Today, the players Anderson gravitates toward most are the players who remind him of his old self, players seemingly on the verge of losing their careers. Showalter said that his only problem with Anderson is that he, “tries to save ‘em all.”
“A lot of times I’ll get players when they’ve hit rock bottom in their minds,” Anderson said. “Those are times when people sort of leave ‘em. That’s when I emerge, I guess.”
Anderson said he will tell struggling players that they should aspire to be not simply role players but stars, recalling a specific talk he had with Britton to that effect before the left-hander became one of the game’s top closers.
Much to Anderson’s surprise, he gets a thrill out of helping players improve; he never imagined that he would coach during his playing days, though his father told him he had a gift for it.
He only stumbled into coaching after he retired when former Orioles teammates started reached out to him for help. Infielder Jerry Hairston Jr. was one of Anderson’s first triumphs, rebounding from two dismal seasons with the Rangers to bat .326 with the Reds in ’08.
“He was a major reason why I had success from ’08 to ’13,” Hairston said. “He revamped my swing. He was awesome.”
Teaching hitting is one thing – Anderson excelled at that skill at the game’s highest level. But pitching? Anderson said he was a starting pitcher at Carlsbad (Ca.), H.S., a No. 1 starter who pitched in playoffs. But he never threw a single pitch in 2,217 games in the majors and minors.
“The argument about me working with pitchers – I have a track background. I have an early analytics background. My mind is scientifically oriented,” Anderson said.
“I’ve been studying movements for 30-plus years, whether it’s a javelin thrower, a baseball thrower, or a hitter or a golfer. They all have to do certain things right in certain sequences. And you have to be able to get them to do that.
“ . . . I have deficiencies in life, a lot of ‘em. But watching athletes move is not one of them. Breaking down their movements, that’s not one of my problems. How you leverage yourself, how you generate power, these are strengths of mine and I’m going to use them, regardless of a player’s position.”
***
At one point during our conversation, I asked Anderson, “Who are you responsible to? Whom do you report to?”
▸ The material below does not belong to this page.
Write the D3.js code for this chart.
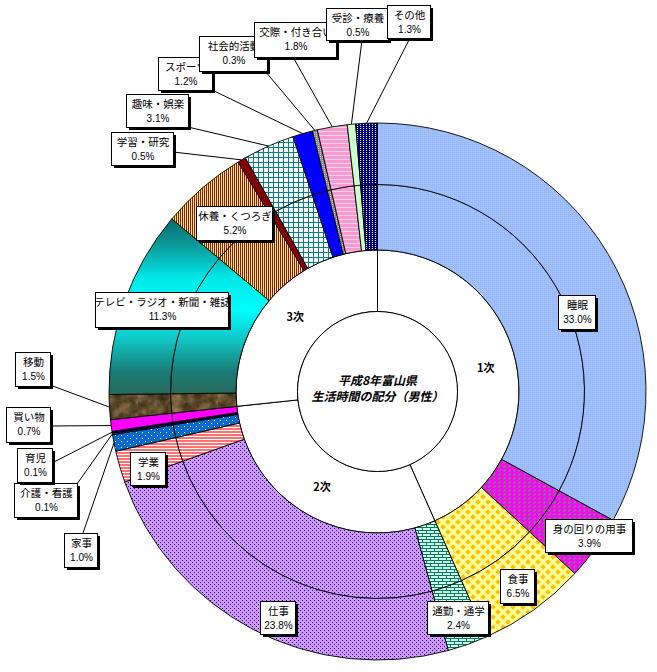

“Who does Buck report to?” Anderson asked.
“Dan, but also Peter,” I replied.
“Who does Dan report to?”
“Peter.”
Anderson paused before continuing, then said he viewed his efforts as part of a collaboration. He offered individual praise for Showalter, Duquette and Peter Angelos, calling the owner, “one of the best people I know, one of the best characters, somebody I’m intensely loyal to, always will be.”
“Of course I report to Peter ultimately – he’s the boss,” Anderson said. “But Buck told me he didn’t like the infield one day at Triple-A. So I got in my car and drove four hours to Norfolk to talk to the groundskeeper. I don’t care. Anybody can give me an assignment. I’m happy to do it. There’s nothing too small or too large I won’t do to help the team.”
I posed the same question to Duquette: Who does Anderson report to?
“I wouldn’t say that he technically reports to me or Buck,” Duquette said. “The owner had hired him before I had gotten here, and the owner hired him directly.
“Brady’s been around. I think he respects the office of the manager and the general manager. But I don’t know that he reports directly to Buck or I.”
However atypical the arrangement might appear, the Orioles routinely thrive on the field despite unusual internal politics, consistently outperforming their PECOTA projections.
The team’s management structure endured after Duquette unsuccessfully sought to become Blue Jays team president during the 2014-15 off-season; the two clubs could not agree on compensation.
The structure also endured after tension surfaced between Showalter and Duquette at the end of ’15, with one club official telling me at the time, “If it doesn’t change, it will be a disaster.”
Both Showalter and Duquette are signed through ’18; an extension for Showalter, in particular, would not be surprising if he wants to continue managing. Otherwise, he eventually could replace Duquette as GM; there was media speculation that Showalter and Anderson would have assumed additional front-office duties if Duquette had left for the Blue Jays.
Showalter, criticized during past managerial stops for being overly controlling, has taken a pragmatic approach to Anderson’s ascension, according to sources.
While Showalter occasionally advises Anderson on organizational protocol, the manager recognizes that he stands little to gain by clashing with a VP whom is often helpful and close with ownership, sources said.
Turnover in the pitching coach’s position, meanwhile, is not exactly unusual for the Orioles. Roger McDowell, the replacement for Wallace, is the team’s sixth pitching coach in the nearly seven years since Showalter took over.
McDowell, the Braves’ pitching coach from 2006 to ’16, credits Wallace with teaching him the position during their time together in the Atlanta organization.
New bullpen coach Alan Mills, who was a teammate of Anderson’s with the Orioles from 1992 to ’98 and 2000-01, spent five years as a coach in the Orioles’ system, the past two at Double-A.
Coaches come and go. The bigger question for the Orioles is Anderson’s future – what it might be, what it might mean for the organization.
“I want to be the best at what I’m doing, while I’m doing it,” Anderson said. “If my role changes . . . I don’t know if this is a quality or a detriment for me, but I’m not on some path to somewhere else in this career.
“I could be. And I think about it. I’m not blind to the idea of being a GM one day. But that’s not needed here. We have one. My feeling is, if I do my job really well, we can keep our GM forever, our manager forever, our players together. That would be the ultimate for me.
“It could be unrealistic. But that’s how I go about it.”